Facing a Tough Audience.
I’m going over to Honolulu tomorrow morning because I’ve been invited to speak to a group of a dozen men who meet for lunch once a month to hear guest speakers on a variety of topics. As near as I can tell, every one of these guys carries heavyweight credentials.
There are two doctors—I mean medical doctors—one a gerontologist, the other a surgeon. There are at least two PhD-type doctors, too. Another guy has an international reputation as a global warming expert; another is a journalist originally from Asia who is a member of the Cricket Hall of Fame. Another is a former dean of a university Business School.
And they and going to have lunch and listen to me talk about train travel! Are you kidding?
It’s certainly an intimidating group and the closer I came to the actually day of the lunch, the more I began to worry that I would be unable to hold the interest of this elite bunch. So a started going through a stack of notebooks—I take one on every train trip I take—looking for something . . . any events, large or small, that may have occurred during one of my train travels.

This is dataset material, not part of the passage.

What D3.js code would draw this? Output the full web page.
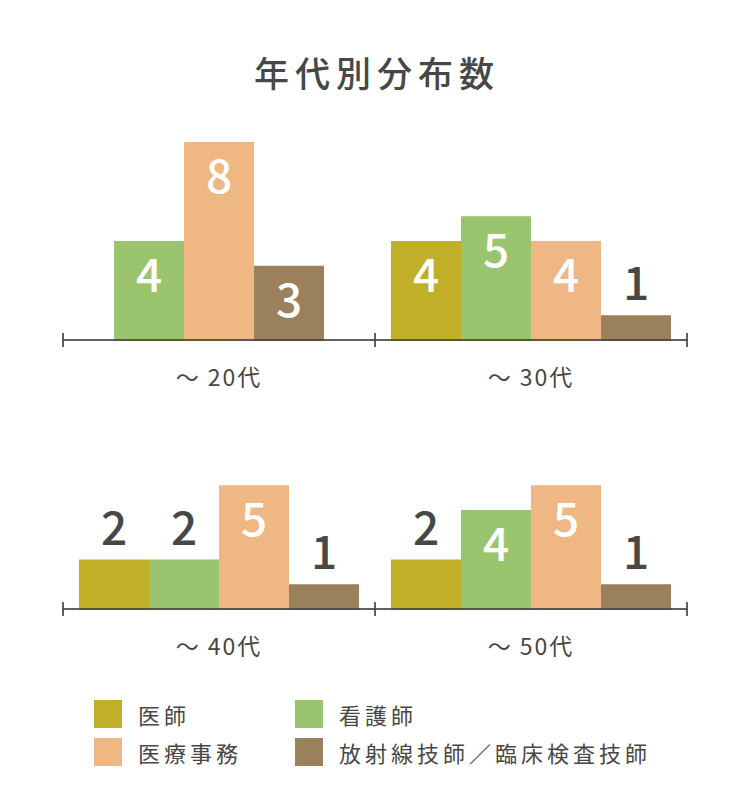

And then . . . one-by-one . . . little tid-bits began jumping out from the pages of those notebooks—little mini-events that had occurred as I was traveling somewhere on a train. Oh, sure . . . maybe each one, taken by itself, isn’t very interesting or funny or sad or ironic or scary.
But together . . . well, I think they become the reason why I enjoy travel so much, most especially travel by train. Of course it remains to be seen if the lunch group tomorrow reacts in the same way.
Here’s a sample of the kind of incident that happened to me on a train trip . . . the kind of thing that seems to occur all the time.
I was having lunch in the dining car on the Empire Builder. We were somewhere in the mountains running along the southern border of Glacier National Park. I had just learned that the handsome man in his sixties seated across from me with his wife was a senior captain with American Airlines.
“Wow,” I said . . . and then, jokingly, “What the hell are you doing here?”
“Well,” he said, “Ann and I just thought it was time we saw this magnificent country from an altitude of six feet.”